Stephen Grossberg’s Magnum Opus Explores How Our Brains Make Our Minds

Stephen Grossberg pulled from more than 60 years of brain research for his 700-page magnum opus, published this year by Oxford University Press. Photo by Eric Levin
Stephen Grossberg’s Magnum Opus Explores How Our Brains Make Our Minds
Renowned neuroscientist, and BU professor emeritus, covers more than 60 years of pioneering brain research in 700-page book
Editor’s note: In October 2022, Stephen Grossberg was awarded the Lofti A. Zadeh Pioneer Award from the IEEE Systems, Man, and Cybernetics Society for “seminal contributions to understanding brain cognition and behavior and their emulation by technology.”
We all have brains. Yet we are all different. That’s because each brain shapes our individual mind, and it’s our mind that controls our behaviors, emotions, and experiences. So how does a brain give rise to a mind? That is the fundamental question that has largely defined the career of Stephen Grossberg, and it’s also at the root of a new book he’s published that puts a capstone on a remarkable career.

In 2015, 40 years after becoming a full professor at Boston University, Grossberg accepted the 2015 Lifetime Achievement Award from the Society of Experimental Psychologists for his pioneering research toward understanding how brains develop into minds. In accepting the honor, Grossberg expressed a desire to “grow toward something more enduring.”
This summer, Grossberg indeed created something enduring, pulling from more than 60 years of brain research to publish his 700-page magnum opus Conscious Mind, Resonant Brain: How Each Brain Makes a Mind (Oxford University Press, 2021). Across 17 chapters, Grossberg addresses topics such as “How a Brain Makes a Mind,” “How Do We See a Changing World,” “Target Tracking, Navigation, and Decision-Making,” “Seeing and Reaching to Hearing and Speaking,” and “From Knowing to Feeling.” Grossberg also explains how and why our brains can consciously see, hear, feel, and know things about the world, and then use these conscious representations to control goal-directed actions.
Grossberg, Boston University’s Wang Professor of Cognitive and Neural Systems, is widely recognized as one of the principal founders of the field of neural networks.

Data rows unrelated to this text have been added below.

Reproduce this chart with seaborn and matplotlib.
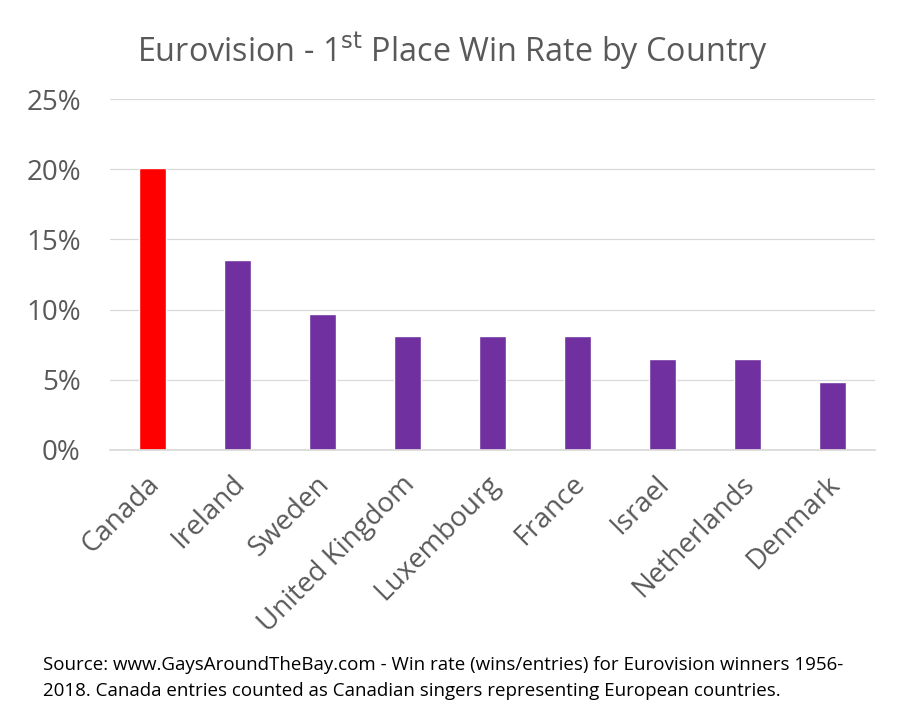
import matplotlib
matplotlib.use("Agg")
import matplotlib.pyplot as plt
import matplotlib.transforms as mtrans
import seaborn as sns
import pandas as pd

countries = ["Canada", "Ireland", "Sweden", "United Kingdom", "Luxembourg", "France", "Israel", "Netherlands", "Denmark"]
win_rate = [20.05, 13.5, 9.7, 8.1, 8.1, 8.1, 6.45, 6.45, 4.85]
bar_colors = ["#FF0000"] + ["#7030A0"] * 8
y_ticks = [0, 5, 10, 15, 20, 25]

sns.set_theme(style="white")
plt.rcParams['font.family'] = ['Open Sans', 'DejaVu Sans']
df = pd.DataFrame({"country": countries, "rate": win_rate})

fig = plt.figure(figsize=(9.08, 7.2), dpi=100)
ax = fig.add_axes([110/908, 1-450/720, (875-110)/908, (450-99)/720])
sns.barplot(data=df, x="country", y="rate", hue="country", palette=bar_colors, legend=False, width=0.31, ax=ax, saturation=1)
ax.set_xlim(-0.5, 8.5)
ax.set_ylim(0, 25)
ax.set_yticks(y_ticks)
ax.set_yticklabels([f"{v}%" for v in y_ticks], fontsize=20, color="#595959")
ax.tick_params(axis='y', length=0, pad=21)
ax.tick_params(axis='x', length=0, pad=8)
ax.set_xticks(range(len(countries)))
ax.set_xticklabels(countries, rotation=45, ha='right', rotation_mode='anchor', fontsize=20, color="#595959")
offset = mtrans.ScaledTranslation(-7/100, -9/100, fig.dpi_scale_trans)
for lab in ax.get_xticklabels():
    lab.set_transform(lab.get_transform() + offset)
ax.set_xlabel(""); ax.set_ylabel("")
ax.yaxis.grid(True, color="#D9D9D9", lw=0.9)
ax.set_axisbelow(True)
for s in ["top", "left", "right"]:
    ax.spines[s].set_visible(False)
ax.spines["bottom"].set_color("#D9D9D9")
fig.text(453/908, 1-51/720, "Eurovision - 1$^{\\mathrm{st}}$ Place Win Rate by Country", ha='center', va='center', fontsize=23.3, color="#595959")
fig.text(43/908, 1-665/720, "Source: www.GaysAroundTheBay.com - Win rate (wins/entries) for Eurovision winners 1956-", ha='left', va='center', fontsize=13.5, color="black")
fig.text(43/908, 1-691/720, "2018. Canada entries counted as Canadian singers representing European countries.", ha='left', va='center', fontsize=13.5, color="black")
fig.savefig("out.png", dpi=100, facecolor="white")
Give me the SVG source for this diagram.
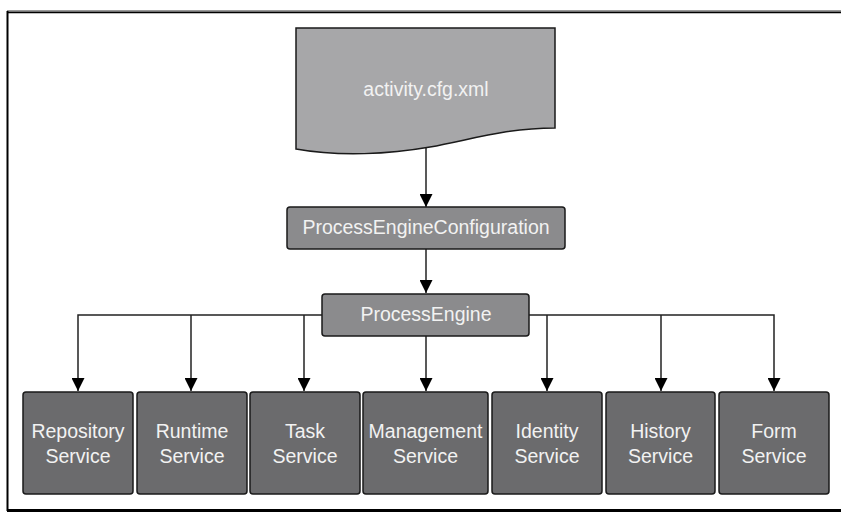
<svg xmlns="http://www.w3.org/2000/svg" width="841" height="513" viewBox="0 0 841 513">
<defs>
<marker id="arr" markerWidth="14" markerHeight="13" refX="13" refY="6.5" orient="auto" markerUnits="userSpaceOnUse">
<path d="M0,0 L13,6.5 L0,13 Z" fill="#000"/>
</marker>
<style>
.t{font-family:"Liberation Sans",Arial,sans-serif;font-size:19.5px;fill:#f2f2f2;text-anchor:middle}
.svc{fill:#6b6b6d;stroke:#1a1a1a;stroke-width:1.5}
.mid{fill:#8b8b8d;stroke:#1a1a1a;stroke-width:1.5}
.c{fill:none;stroke:#222;stroke-width:1.5}
</style>
</defs>
<rect width="841" height="513" fill="#fff"/>
<g id="frame">
<line x1="7" y1="11" x2="841" y2="11" stroke="#777" stroke-width="1.5"/>
<line x1="7" y1="12.5" x2="841" y2="12.5" stroke="#000" stroke-width="1.5"/>
<line x1="7.5" y1="11" x2="7.5" y2="511" stroke="#000" stroke-width="2"/>
<line x1="7" y1="510.5" x2="841" y2="510.5" stroke="#000" stroke-width="3"/>
</g>
<g id="connectors">
<line class="c" x1="426" y1="148" x2="426" y2="207" marker-end="url(#arr)"/>
<line class="c" x1="426" y1="249" x2="426" y2="293" marker-end="url(#arr)"/>
<line class="c" x1="426" y1="336" x2="426" y2="391" marker-end="url(#arr)"/>
<polyline class="c" points="322,315 78,315 78,391" marker-end="url(#arr)"/>
<line class="c" x1="191" y1="315" x2="191" y2="391" marker-end="url(#arr)"/>
<line class="c" x1="304" y1="315" x2="304" y2="391" marker-end="url(#arr)"/>
<polyline class="c" points="529,315 774,315 774,391" marker-end="url(#arr)"/>
<line class="c" x1="547" y1="315" x2="547" y2="391" marker-end="url(#arr)"/>
<line class="c" x1="661" y1="315" x2="661" y2="391" marker-end="url(#arr)"/>
</g>
<g id="doc">
<path d="M296,28 H555 V128 C505,128 470,140 430,147 C390,154 340,157 296,149 Z" fill="#a7a7a9" stroke="#1a1a1a" stroke-width="1.5"/>
<text class="t" x="426" y="96">activity.cfg.xml</text>
</g>
<g id="config">
<rect class="mid" x="287" y="207" width="278" height="42" rx="3"/>
<text class="t" x="426" y="234">ProcessEngineConfiguration</text>
</g>
<g id="engine">
<rect class="mid" x="322" y="294" width="207" height="42" rx="3"/>
<text class="t" x="426" y="321">ProcessEngine</text>
</g>
<g id="repository">
<rect class="svc" x="23" y="392" width="110" height="102" rx="3"/>
<text class="t" x="78" y="438">Repository</text><text class="t" x="78" y="463">Service</text>
</g>
<g id="runtime">
<rect class="svc" x="137" y="392" width="110" height="102" rx="3"/>
<text class="t" x="192" y="438">Runtime</text><text class="t" x="192" y="463">Service</text>
</g>
<g id="task">
<rect class="svc" x="250" y="392" width="110" height="102" rx="3"/>
<text class="t" x="305" y="438">Task</text><text class="t" x="305" y="463">Service</text>
</g>
<g id="management">
<rect class="svc" x="363" y="392" width="125" height="102" rx="3"/>
<text class="t" x="425.5" y="438">Management</text><text class="t" x="425.5" y="463">Service</text>
</g>
<g id="identity">
<rect class="svc" x="492" y="392" width="110" height="102" rx="3"/>
<text class="t" x="547" y="438">Identity</text><text class="t" x="547" y="463">Service</text>
</g>
<g id="history">
<rect class="svc" x="606" y="392" width="109" height="102" rx="3"/>
<text class="t" x="660.5" y="438">History</text><text class="t" x="660.5" y="463">Service</text>
</g>
<g id="form">
<rect class="svc" x="719" y="392" width="110" height="102" rx="3"/>
<text class="t" x="774" y="438">Form</text><text class="t" x="774" y="463">Service</text>
</g>
</svg>
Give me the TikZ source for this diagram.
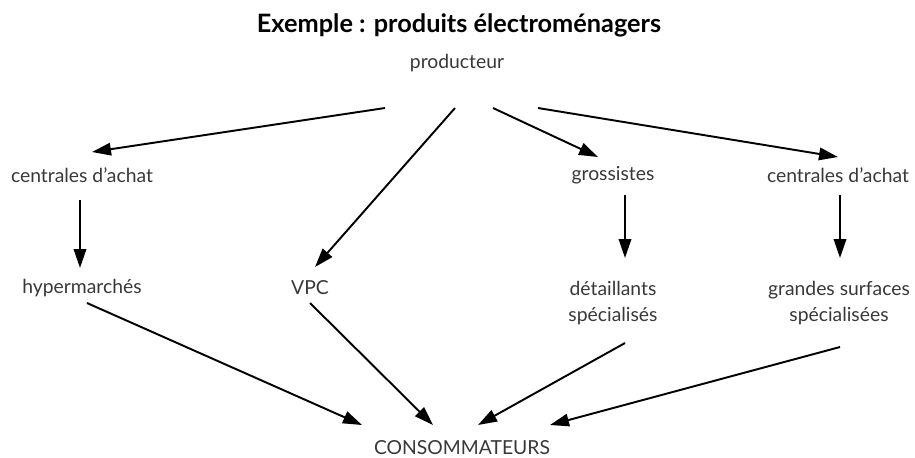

Much of his research spanned three areas—neuroscience, psychology, and mathematics—and it largely revolved around two questions: How does the brain control behavior? and Can technology emulate biological intelligence?
From his book, BU Today identified three brief passages in particular that caught our attention and made us think more deeply about how our brains function:
- “Our brains are not digital computers! Many people in artificial intelligence, or AI, thought for a while that the brain is designed like a digital computer. Very few people today, however, believe that the brain operates like a digital computer. There seems to be more to our mental lives, after all, than just a morass of operating systems and programs. But what we are not does not teach us what we are.”
- “An understanding of how brains give rise to minds also leads to practical insights into the ‘human condition,’ and how our minds manage to deal with a world that is full of surprises and unexpected events. Such an understanding sheds new light upon how practical wisdom through the ages has divined important truths about how we can try to live our lives in a way that respects how our minds work best, and how we can better adapt to the world’s unexpected challenges. In particular, it clarifies various maxims that parents use to try to protect their children from ‘bad influences.’
- “Brain evolution is shaped by behavioral success. No matter how beautiful your ancestors’ nerve cells were, they could all too easily have ended up as someone else’s meal if they could not work together to generate behavior that was capable of adapting quickly to environmental challenges.”
Grossberg expresses deep pride in the publication of his work: “The book provides a self-contained and nontechnical overview of my lifetime of work with over 100 collaborators in a conversational style as a series of stories,” he says. “Taken together, these results are of interest to anyone who wonders how our brains make our minds, notably what makes us human, in both health and disease.”